The New Kids on the Block (see previous post) are at it again. A dozen boys and girls are outside milling around, going back and forth on the street just s few feet from my screen porch. There is no pattern to their movement, no discernible speech, just a random dance, back and forth, punctuated by chirps, grunts and squawks. The group is like an aeomeba, constantly flowing and changing shape. As the twilight deepens, the voices get quieter, the outbursts are fewer. A couple of the kids peel off from the group in order to be home before dark.
I don't mind it. This group doesn't have any bullies, taunters or fighters- at least not yet. It's only posturing and checking each other out. The darker it gets, the more it reminds me of those nights from my youth- hanging out, doing nothing, yet being fascinated by the intense social interplay going on between us kids.
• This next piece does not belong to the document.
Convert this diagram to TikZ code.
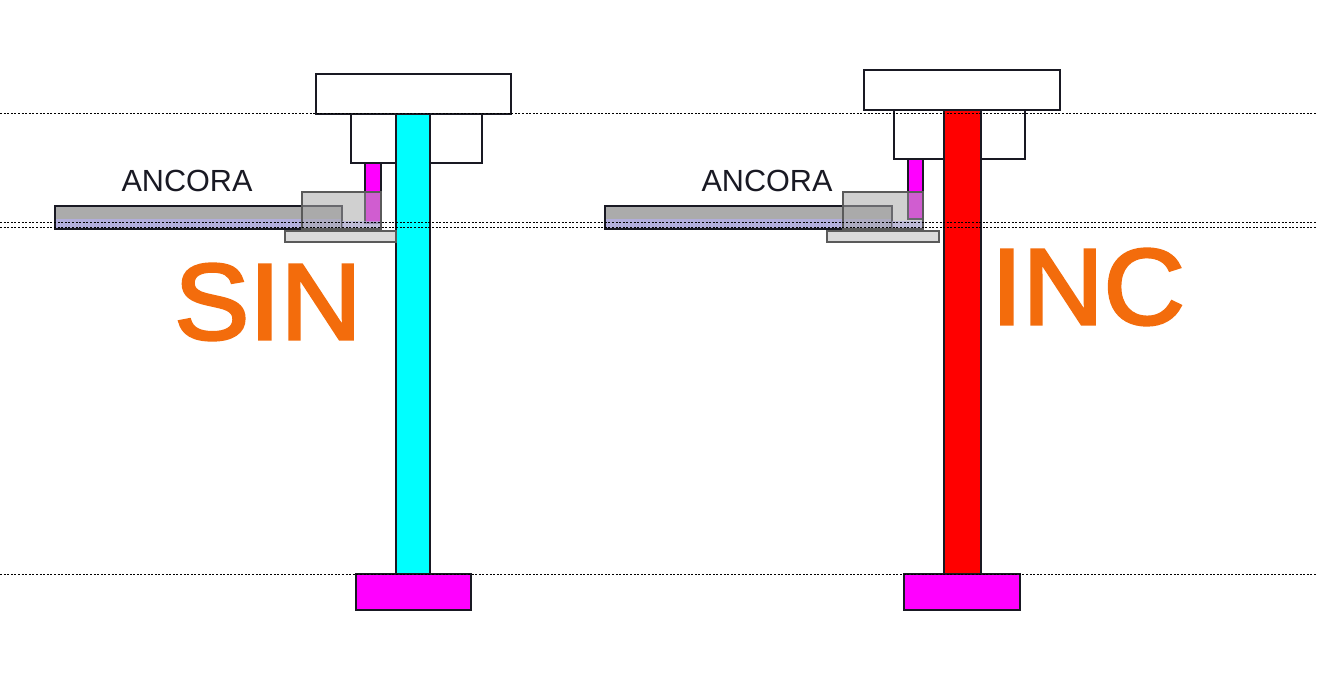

If anything, I should feel regret, but for what? We had our halcyon days of yore. They were a good thing, unstructured play, it was the last true play of childhood before everything changed.
And now, back in the present, there is a shout of "Let's go!" and the sound of sneakers slapping the pavement; the music of the kids' laughter starts to fade away. It's quite dark now, and from down the block a girl's voice rings out distinctly: "Can I have a hug?" Murmurs, more laughs, then, only the night sounds of the city: the dull roar of distant traffic, the hum from the factory a couple of blocks away, a motorcycle going through its gears, and the mournful cry of a train horn. The children's hour is over.